Balkinization  

Thursday, February 02, 2023

The Man Who Wrote "We the People"

John Mikhail

For the Balkinization 20th Anniversary Symposium

Sometime during the last week of July or the first week of August, 1787, a 44-year-old immigrant sat down at his desk, began jotting down ideas for a preamble to a new constitution, and crafted a statement that changed the course of history: “We the People…do…ordain and establish…the Constitution.” The author played with different language, wrestling with details such as what the new government should be called and where its name should first appear in his draft.  Each subsequent version of his preamble, however, began with the same three words—“We the People”—indicating that the new system rested on popular sovereignty.
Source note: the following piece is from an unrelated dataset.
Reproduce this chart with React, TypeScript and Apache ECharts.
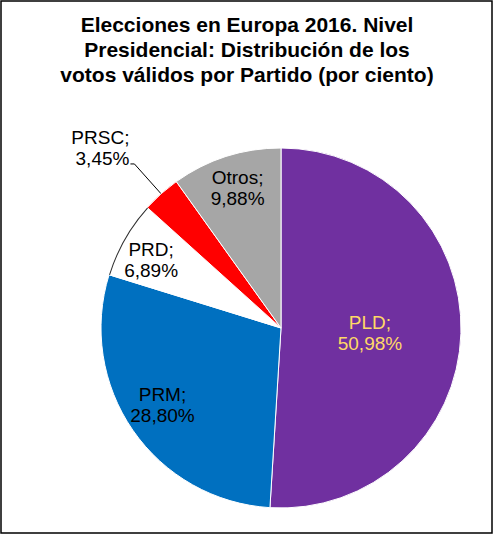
import React, { useEffect, useRef } from "react";
import * as echarts from "echarts";

const titleText = "Elecciones en Europa 2016. Nivel\nPresidencial: Distribución de los\nvotos válidos por Partido (por ciento)";
const parties = ["PLD", "PRM", "PRD", "PRSC", "Otros"];
const shares = [50.98, 28.8, 6.89, 3.45, 9.88];
const colors = ["#7030A0", "#0070C0", "#FFFFFF", "#FF0000", "#A6A6A6"];
const labelColors = ["#FFD966", "#000000", "#000000", "#000000", "#000000"];
const labelShift: ([number, number] | null)[] = [[-4, 2], [-42, 24], [-49, -22], null, [-15, -51]];

const fmt = (v: number) => v.toFixed(2).replace(".", ",");

export default function App() {
  const ref = useRef<HTMLDivElement>(null);
  useEffect(() => {
    document.body.style.margin = "0";
    const chart = echarts.init(ref.current!, null, { renderer: "svg" });
    const font = "Arial, 'Liberation Sans', sans-serif";
    chart.setOption({
      animation: false,
      backgroundColor: "#ffffff",
      title: {
        text: titleText,
        left: "center",
        top: 7,
        textStyle: { fontFamily: font, fontSize: 21, fontWeight: "bold", color: "#000", lineHeight: 25 },
      },
      graphic: [
        {
          type: "rect",
          shape: { x: 1, y: 1, width: 491, height: 532 },
          style: { fill: "none", stroke: "#000", lineWidth: 1.5 },
          z: 100,
        },
      ],
      series: [
        {
          type: "pie",
          center: [281, 328],
          radius: [0, 180],
          startAngle: 90,
          clockwise: true,
          avoidLabelOverlap: false,
          itemStyle: { borderColor: "#ffffff", borderWidth: 1 },
          label: {
            show: true,
            position: "inside",
            fontFamily: font,
            fontSize: 19,
            lineHeight: 21,
            formatter: (p: any) =>
              labelShift[p.dataIndex] === null
                ? `{t|${p.name};}\n{t|${fmt(p.value)}%}\n{s| }`
                : `${p.name};\n${fmt(p.value)}%`,
            rich: {
              t: { fontFamily: font, fontSize: 19, lineHeight: 21, color: "#000" },
              s: { fontSize: 1, lineHeight: 31 },
            },
          },
          labelLayout: (p: any) => {
            const s = labelShift[p.dataIndex];
            return s ? { dx: s[0], dy: s[1] } : {};
          },
          data: parties.map((name, i) => {
            const item: any = {
              name,
              value: shares[i],
              itemStyle: { color: colors[i] },
              label: { color: labelColors[i] },
            };
            if (labelShift[i] === null) {
              item.label = {
                color: labelColors[i],
                position: "outside",
                distanceToLabelLine: 1,
                align: "center",
              };
              item.labelLine = {
                show: true,
                length: 40,
                length2: 4,
                lineStyle: { color: "#000", width: 1 },
              };
            }
            return item;
          }),
        },
        {
          type: "pie",
          center: [281, 328],
          radius: [179, 180],
          startAngle: 90,
          clockwise: true,
          silent: true,
          label: { show: false },
          labelLine: { show: false },
          data: parties.map((name, i) => ({
            name,
            value: shares[i],
            itemStyle: { color: colors[i] === "#FFFFFF" ? "#303030" : "rgba(0,0,0,0)" },
          })),
        },
      ],
    });
    return () => chart.dispose();
  }, []);
  return <div ref={ref} style={{ width: 494, height: 535 }} />;
}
The Constitution of the United States has been called the world’s most important legal document. While that might be a stretch, there is no doubt that its influence has been enormous. Today, 235 years after it was framed and ratified, it still governs a diverse nation of over 330 million people. Dozens of countries around the world have modeled their constitutions on the U.S Constitution. The clearest signs are their preambles, boldly affirming the principle of self-government. “We the People of the United States” has become “We the People of Afghanistan,” “We, the People of Albania,” “We, the people of Angola,” “We, the people of Bangladesh,” “We, the Bolivian people”—and so on, for a dazzling variety of nations, large and small.  Even the Charter of the United Nations follows the same pattern: “We the Peoples of the United Nations….”

Who wrote these majestic opening words of the Constitution? That man was James Wilson, a “founding father” so integral to the creation of the United States that his relative neglect by historians and constitutional theorists is nothing less than astonishing. The story of Wilson’s life is as remarkable as that of any other founder because of his humble origins, his status as “another immigrant coming up from the bottom,” his seminal contributions to the American Revolution, his pivotal support for the Declaration of Independence, his dedicated service on the first Supreme Court, and, above all, his unrivaled influence on the drafting and ratification of the Constitution. Yet many scholars hardly know him, and most Americans have never heard of him.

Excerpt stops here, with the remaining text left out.